A UK minister has ignored the pleas of farmers to take action against the forthcoming Ukraine food crisis in favour of maintaining her leftist government’s green agenda.
As the Ukraine crisis causes Europe’s food security situation to significantly worsen, British farmers have asked authorities to allow land earmarked for “rewilding” to be used for crops in the hopes of curbing ever-rising food prices.
However, Scotland’s leftist Biodiversity minister, Lorna Slater, has outright rejected the farmers’ pleas, instead prioritising pushing her government’s green agenda.
According to a report by The Times, food producers in the country have warned that Russia’s ongoing invasion of Ukraine could have a disastrous effect on farming, as well as on the general supply of food, a claim that is in line with those made by experts within the European Union.
As a result, farmers have asked government officials to allow crops to be planted on land earmarked for “rewilding” purposes in the hopes of buttressing supply and keeping food prices under control.

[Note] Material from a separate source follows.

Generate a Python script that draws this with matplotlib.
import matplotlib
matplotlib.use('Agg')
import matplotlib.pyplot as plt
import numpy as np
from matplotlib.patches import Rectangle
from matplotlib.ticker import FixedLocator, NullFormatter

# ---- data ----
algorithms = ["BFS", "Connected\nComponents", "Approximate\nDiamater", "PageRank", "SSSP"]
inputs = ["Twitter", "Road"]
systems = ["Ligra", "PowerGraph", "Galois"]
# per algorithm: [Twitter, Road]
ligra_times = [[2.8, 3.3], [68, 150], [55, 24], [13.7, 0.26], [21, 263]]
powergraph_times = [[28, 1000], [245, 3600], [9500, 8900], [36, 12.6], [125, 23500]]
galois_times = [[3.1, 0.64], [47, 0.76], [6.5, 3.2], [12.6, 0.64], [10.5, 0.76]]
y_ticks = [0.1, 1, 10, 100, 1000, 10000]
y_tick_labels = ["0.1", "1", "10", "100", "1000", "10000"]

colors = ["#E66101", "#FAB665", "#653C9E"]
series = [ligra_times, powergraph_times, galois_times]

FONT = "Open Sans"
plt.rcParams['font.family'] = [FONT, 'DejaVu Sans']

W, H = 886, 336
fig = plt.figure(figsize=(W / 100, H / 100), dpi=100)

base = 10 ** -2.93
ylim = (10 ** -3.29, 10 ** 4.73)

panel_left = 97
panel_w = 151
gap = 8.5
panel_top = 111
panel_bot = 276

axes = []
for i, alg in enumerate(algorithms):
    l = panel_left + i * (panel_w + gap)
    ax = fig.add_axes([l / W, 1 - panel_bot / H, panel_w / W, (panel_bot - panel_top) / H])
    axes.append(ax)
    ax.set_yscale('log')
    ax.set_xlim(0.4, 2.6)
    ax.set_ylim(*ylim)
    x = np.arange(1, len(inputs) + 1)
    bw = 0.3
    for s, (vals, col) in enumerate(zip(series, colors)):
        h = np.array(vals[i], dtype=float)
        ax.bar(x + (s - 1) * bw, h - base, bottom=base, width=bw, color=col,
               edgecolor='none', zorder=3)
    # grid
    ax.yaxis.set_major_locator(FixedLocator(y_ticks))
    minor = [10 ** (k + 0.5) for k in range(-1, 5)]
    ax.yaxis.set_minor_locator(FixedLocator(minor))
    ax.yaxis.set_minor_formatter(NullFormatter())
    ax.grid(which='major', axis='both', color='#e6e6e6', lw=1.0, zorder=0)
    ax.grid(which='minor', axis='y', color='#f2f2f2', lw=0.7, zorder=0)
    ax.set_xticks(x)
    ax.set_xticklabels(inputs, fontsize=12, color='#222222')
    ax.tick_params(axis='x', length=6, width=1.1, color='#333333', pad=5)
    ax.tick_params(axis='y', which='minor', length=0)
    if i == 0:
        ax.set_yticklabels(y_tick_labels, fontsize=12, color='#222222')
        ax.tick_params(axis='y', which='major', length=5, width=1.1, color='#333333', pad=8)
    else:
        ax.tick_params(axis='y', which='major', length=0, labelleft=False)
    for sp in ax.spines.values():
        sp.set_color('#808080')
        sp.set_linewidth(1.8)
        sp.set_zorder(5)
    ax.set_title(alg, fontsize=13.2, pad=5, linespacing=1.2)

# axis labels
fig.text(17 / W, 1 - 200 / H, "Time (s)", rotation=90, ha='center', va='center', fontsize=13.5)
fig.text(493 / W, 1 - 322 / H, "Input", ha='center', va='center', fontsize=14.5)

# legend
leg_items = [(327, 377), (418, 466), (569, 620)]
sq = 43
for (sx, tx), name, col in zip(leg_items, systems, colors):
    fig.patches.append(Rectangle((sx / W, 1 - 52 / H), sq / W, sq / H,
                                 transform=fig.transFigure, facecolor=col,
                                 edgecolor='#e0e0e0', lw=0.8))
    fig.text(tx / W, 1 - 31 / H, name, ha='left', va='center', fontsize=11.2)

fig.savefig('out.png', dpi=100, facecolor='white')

According to The Times’ report, a fertiliser shortage could see the yield of UK crops fall by half or more, with what is produced of a lower quality.
“We want to do as much as we can for nature and the environment, and we have done that for a long time and yes we will do more,” said the president of the National Union of Farmers Scotland, Martin Kennedy.
“But right now the world has changed and we need to focus on what is really important… food and water is something we take for granted far too much,” he warned.
However, despite the serious supply problems the Ukraine crisis poses for Britain’s supply of food, Minister Slater has outright dismissed the request in favour of her administration’s green agenda.
“We are still in a nature emergency that hasn’t gone away… so it’s a no,” Slater is reported as saying in response to the pleas of farmers.
She then declared that the solution to the crisis was to curb food waste, a rallying cry that has also been recenmmtly heard from a “fanatical doomsday sect” of eco-warriors in Germany to justify blocking roads and to allegedly put people’s lives in danger.
As the war in Ukraine rages on, the price of wheat has hit record highs, with Chicago wheat futures rising over 70 per cent to $13 a bushel last week.
While the unit price of a bushel of wheat rising is remote and hard to conceptualise for most, its impacts are keenly felt in the homes of many, with the price of basic UK food items, such as bread, pasta, and potatoes, could rise in price by up to 50 per cent.
The publication also says that the crisis could end up killing around a third of Fish and Chip shops in Britain, a local fast food staple in the country. A third of the whitefish consumed in the UK comes from Russia.
However, despite all of these dangers, Scotland’s government appears hell-bent on pushing its green agenda, regardless of the outcome.
If this was not bad enough, however, things may yet get even worse for Scottish farmers, with the country’s Europhile first minister, Nicola Sturgeon, reportedly being urged to reintroduce wolves into Scotland.
The animal — which has been extinct in Britain for centuries — has been causing serious trouble for farmers in mainland Europe, with a cull being planned in Germany after attacks on livestock became epidemic.
“The population must be significantly reduced in some regions and kept at a tolerable level through active population management,” said Hermann Grupe, a politician and farmer in Lower Saxony.
“The wolf continues to spread unhindered and snatches sheep, cattle, ponies, horses and calves from the pastures directly on the farm,” he is also reported as saying.